Monday, January 05, 2009

City Paper Should Make Citizen's Arrests

Why do the editorial voices of the mainstream press shout "Enforcement!" just when council members begin to deal with the crime problems that gravitate toward high-volume sales of beer? A while back the press had issues with CM Anna Page's successful attempt to stop BYOB at crime-magnet after-hours clubs. Today the anonymous "editorial voice" (which is pretty much just another name for "blogger-in-hard-copy") ruled from on high that CM Erica Gilmore's bid to prohibit the sale of single cans or bottles of beer by off-sale permit holders in certain urban neighborhoods is "silly."

Of Southcomm's gatekeepers, I say, "Consider the source." As far as I know, the City Paper has never made any attempt to look into the problems the single-serve-selling market that occupies the corner of 7th and Garfield in Salemtown, even though they write like their grasp on the problems is firm. If a CP reporter had ever bothered to cover our neighborhood watch he or she would understand that we have been reporting our crime problems consistently to police for the last 4 years, and they responded as they could to activity at the Volcano Discount Tobacco Market (a.k.a. "K&M Market," a.k.a., "Norman's Market," named after the property owner, well-placed Nashvillian Kenny Norman). After some persistent work, the police convinced the store manager to sign a trespass waiver two years ago. Until that point, they could do nothing to keep people from loitering on the property after hours.

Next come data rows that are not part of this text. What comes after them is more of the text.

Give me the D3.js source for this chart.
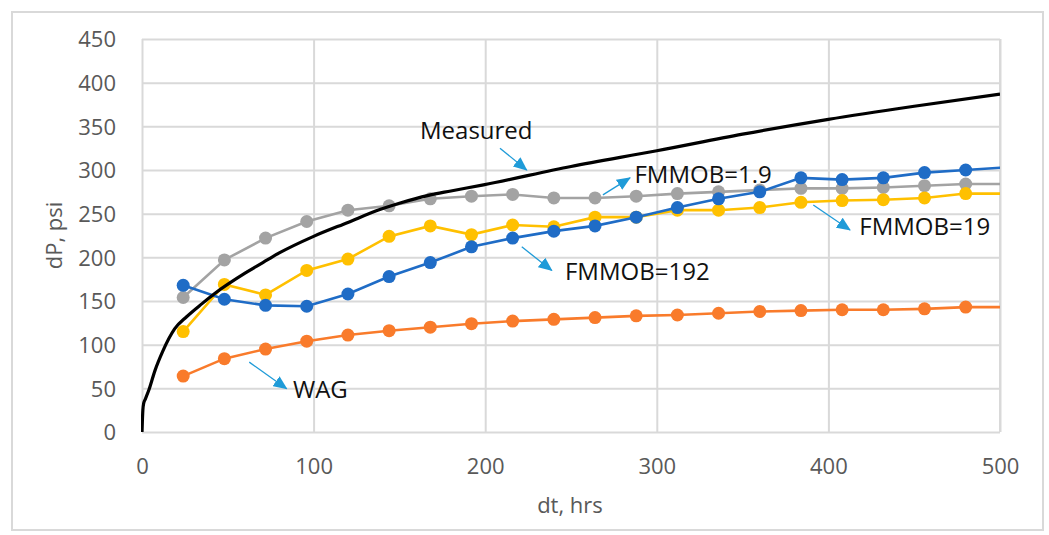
<!DOCTYPE html>
<meta charset="utf-8">
<html>
<head>
    <title>dP vs dt</title>
    <script src="https://d3js.org/d3.v7.min.js"></script>
    <style>
        body { margin: 0; background: #fff; }
        text { font-family: "Open Sans", "Noto Sans", sans-serif; }
    </style>
</head>
<body>
<script>
    // simulation times (hrs), one point per day
    var dt = [24, 48, 72, 96, 120, 144, 168, 192, 216, 240, 264, 288, 312, 336, 360, 384, 408, 432, 456, 480, 504];

    var wag = [64, 84, 95, 104, 111, 116, 120, 124, 127, 129, 131, 133, 134, 136, 138, 139, 140, 140, 141, 143, 143];
    var fm19 = [115, 169, 157, 185, 198, 224, 236, 226, 237, 235, 246, 246, 254, 254, 257, 263, 265, 266, 268, 273, 273];
    var fm192 = [168, 152, 145, 144, 158, 178, 194, 212, 222, 230, 236, 246, 257, 267, 275, 291, 289, 291, 297, 300, 303];
    var fm1_9 = [154, 197, 222, 241, 254, 259, 267, 270, 272, 268, 268, 270, 273, 275, 277, 279, 279, 280, 282, 284, 284];

    // measured curve
    var measDt = [0, 0.5, 1, 2, 4, 7.5, 12, 19, 26, 35, 42, 61, 73, 80, 100, 120, 139, 150, 167, 180, 199, 250, 300, 350, 400, 450, 500];
    var measDp = [0, 25, 33, 38, 48, 70, 92, 118, 132, 147, 158, 183, 197, 205, 224, 240, 255, 262, 271, 276, 283, 304, 322, 341, 358, 373, 387];

    var xTicks = [0, 100, 200, 300, 400, 500];
    var yTicks = [0, 50, 100, 150, 200, 250, 300, 350, 400, 450];

    // label, text anchor (dt, dP), arrow from, arrow to
    var labels = ["Measured", "FMMOB=1.9", "FMMOB=192", "FMMOB=19", "WAG"];
    var labelAt = [[162, 336], [287, 285], [246.5, 174], [418, 225.5], [88, 39.5]];
    var arrowFrom = [[208.6, 325], [268.6, 271.5], [221.3, 212], [391.2, 260], [62.5, 80]];
    var arrowTo = [[224.2, 300], [284.4, 291], [238.8, 185], [412.6, 231.3], [84.3, 49.6]];

    var width = 1049, height = 535;
    var margin = { top: 39, right: 49, bottom: 103, left: 142 };
    var w = width - margin.left - margin.right,
        h = height - margin.top - margin.bottom;

    var svg = d3.select("body").append("svg")
        .attr("width", width)
        .attr("height", height);

    // chart frame
    svg.append("rect")
        .attr("x", 12).attr("y", 12)
        .attr("width", 1031).attr("height", 518)
        .attr("fill", "none")
        .attr("stroke", "#d9d9d9")
        .attr("stroke-width", 2);

    var x = d3.scaleLinear().domain([0, 500]).range([0, w]);
    var y = d3.scaleLinear().domain([0, 450]).range([h, 0]);

    var g = svg.append("g")
        .attr("transform", "translate(" + margin.left + "," + margin.top + ")");

    svg.append("defs").append("clipPath").attr("id", "plotClip")
        .append("rect").attr("x", -1).attr("y", -2).attr("width", w + 1).attr("height", h + 3);

    svg.select("defs").append("marker")
        .attr("id", "arrowHead")
        .attr("markerUnits", "userSpaceOnUse")
        .attr("viewBox", "0 0 14 12")
        .attr("refX", 13).attr("refY", 6)
        .attr("markerWidth", 14).attr("markerHeight", 12)
        .attr("orient", "auto")
        .append("path")
        .attr("d", "M0,0 L14,6 L0,12 Z")
        .attr("fill", "#1f9bd8");

    // gridlines
    var xAxis = g.append("g")
        .attr("transform", "translate(0," + h + ")")
        .call(d3.axisBottom(x).tickValues(xTicks).tickSize(-h).tickPadding(26));
    var yAxis = g.append("g")
        .call(d3.axisLeft(y).tickValues(yTicks).tickSize(-w).tickPadding(26));

    [xAxis, yAxis].forEach(function (a) {
        a.select(".domain").remove();
        a.selectAll("line").attr("stroke", "#d9d9d9").attr("stroke-width", 2);
        a.selectAll("text")
            .attr("fill", "#595959")
            .style("font-size", "22px");
    });
    yAxis.selectAll("text").attr("dy", "0.36em");
    // right border of plot area
    g.append("line")
        .attr("x1", w).attr("x2", w).attr("y1", 0).attr("y2", h)
        .attr("stroke", "#d9d9d9").attr("stroke-width", 2);

    // axis titles
    svg.append("text")
        .attr("x", margin.left + w / 2 - 1)
        .attr("y", 513)
        .attr("text-anchor", "middle")
        .attr("fill", "#595959")
        .style("font-size", "22px")
        .text("dt, hrs");
    svg.append("text")
        .attr("transform", "translate(62," + (margin.top + h / 2) + ") rotate(-90)")
        .attr("text-anchor", "middle")
        .attr("fill", "#595959")
        .style("font-size", "22px")
        .text("dP, psi");

    var plot = g.append("g").attr("clip-path", "url(#plotClip)");

    var series = [
        { vals: wag, color: "#f97b2b" },
        { vals: fm1_9, color: "#a3a3a3" },
        { vals: fm19, color: "#ffc000" },
        { vals: fm192, color: "#1f6cc6" }
    ];

    var line = d3.line()
        .x(function (d) { return x(d[0]); })
        .y(function (d) { return y(d[1]); });

    series.forEach(function (s) {
        var pts = d3.zip(dt, s.vals);
        plot.append("path")
            .datum(pts)
            .attr("fill", "none")
            .attr("stroke", s.color)
            .attr("stroke-width", 2.6)
            .attr("d", line);
        plot.selectAll(null)
            .data(pts)
            .enter().append("circle")
            .attr("cx", function (d) { return x(d[0]); })
            .attr("cy", function (d) { return y(d[1]); })
            .attr("r", 6.5)
            .attr("fill", s.color);
    });

    plot.append("path")
        .datum(d3.zip(measDt, measDp))
        .attr("fill", "none")
        .attr("stroke", "#000")
        .attr("stroke-width", 3.2)
        .attr("stroke-linejoin", "round")
        .attr("d", line.curve(d3.curveMonotoneX));

    // annotations
    labels.forEach(function (t, i) {
        g.append("line")
            .attr("x1", x(arrowFrom[i][0])).attr("y1", y(arrowFrom[i][1]))
            .attr("x2", x(arrowTo[i][0])).attr("y2", y(arrowTo[i][1]))
            .attr("stroke", "#1f9bd8")
            .attr("stroke-width", 1.3)
            .attr("marker-end", "url(#arrowHead)");
        g.append("text")
            .attr("x", x(labelAt[i][0]))
            .attr("y", y(labelAt[i][1]))
            .attr("fill", "#111")
            .style("font-size", "24px")
            .text(t);
    });
</script>
</body>
</html>
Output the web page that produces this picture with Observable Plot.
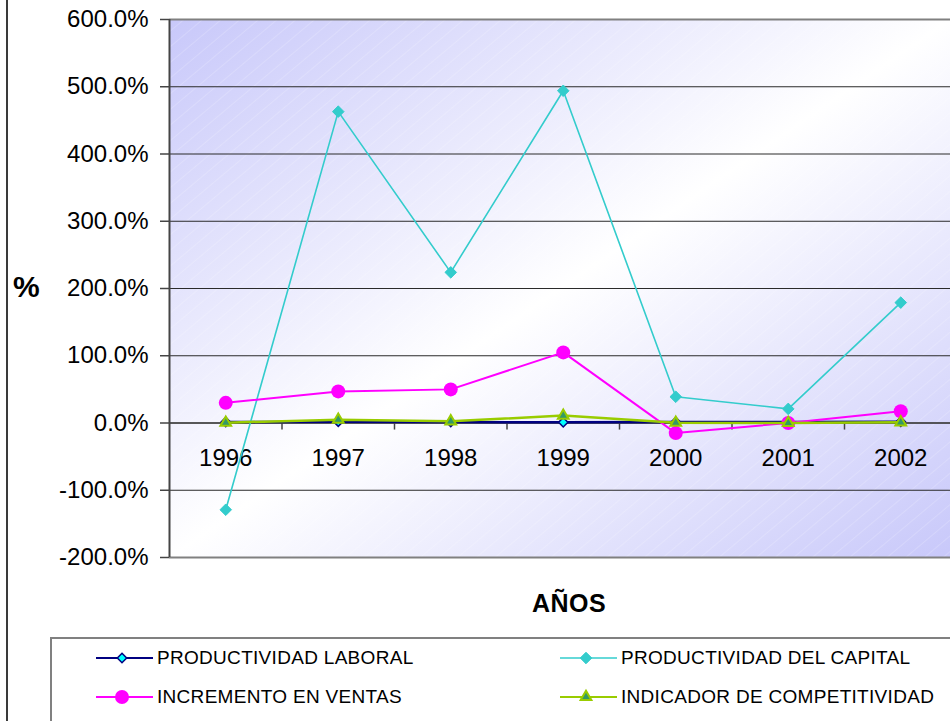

However, the police are not omnipotent, and as easy as the CP wants to make it sound, enforcement is not simple. Whenever we call in observed crime (I've seen drug deals and indecent exposure occur in front of the market; some neighbors after experienced verbal and sexual harassment by men standing outside drinking; we've had one report of prostitution in a near-by alley, which was officially investigated), the cops tell us that unless they catch someone in the act or witnesses take out a warrant and make a citizen's arrest, then there is not much that they can do beyond turning in a report and upping patrols. Increased patrols are a catch-22, because as soon as perpetrators see Metro's blues, they straighten up or disappear only to return when the coast is clear.

Last year the manager was wounded by a thief's gun-fire and had to close down the store for a couple of weeks. During that time the corner was quiet and trouble-free. It was the same thing for two weeks this past December when Metro closed Volcano down for allowing consumption on its property. I was actually chagrined by the drop in suspicious activity, because I kept watching for an opening to document violations that could have lead to permanent beer license revocation. So, if keeping the corner of 7th and Garfield crime free and Salemtown a safer place were just a matter of better enforcement and not ending the sale of single-serve beer, then why on occasions when beer sales were shut-down did the naughtiness decrease and safety increase?

The editorial voice at the CP has no clue what happens in urban neighborhoods like Salemtown. If they did, they wouldn't shout "Enforcement!" as if it weren't happening. If the editors and reporters think enforcement is such a problem, then let them drag their butts out to 7th and Garfield and start making citizen's arrests; let them start documenting suspicious behavior and signing warrants against law breakers. They should be willing to back up their cheap editorial bravado with some street tough risk-taking. Better yet, why don't they investigate why property owner Kenny Norman harbors a property that invites shady dealings? Why choose the easy route of scapegoating police instead of investigating absentee landlords (other than blaming the cops is the path of least resistance for lazy analysis)?

Erica Gilmore is only trying to represent her constituents' concerns. Urban neighborhoods have this kind of blight. There is no contradiction--as the anonymous media hacks argue--in her support for Yazoo Brewery in Marathon Village, unless neighbors who live around the Village identify the same sort of problems that occur in places like Salemtown. Our neighborhood association endorsed her first deferred attempt to prohibit single serve sales because we see firsthand the problems that high-volume, off-sale beer creates, and those are the very same reasons our president Freddie O'Connell is announcing our support for her new effort, which will be introduced in Metro Council tomorrow night.

The mainstream media doesn't have to support the bill, but if they want more enforcement, either they should produce evidence that demonstrates that the police have not been enforcing (instead of stoking an unsubstantiated perception that enforcement is lacking) or they should set up a stake out at Volcano Discount Tobacco Market, make like Gomer Pyle, and engage the enemy in a few citizen's arrests themselves.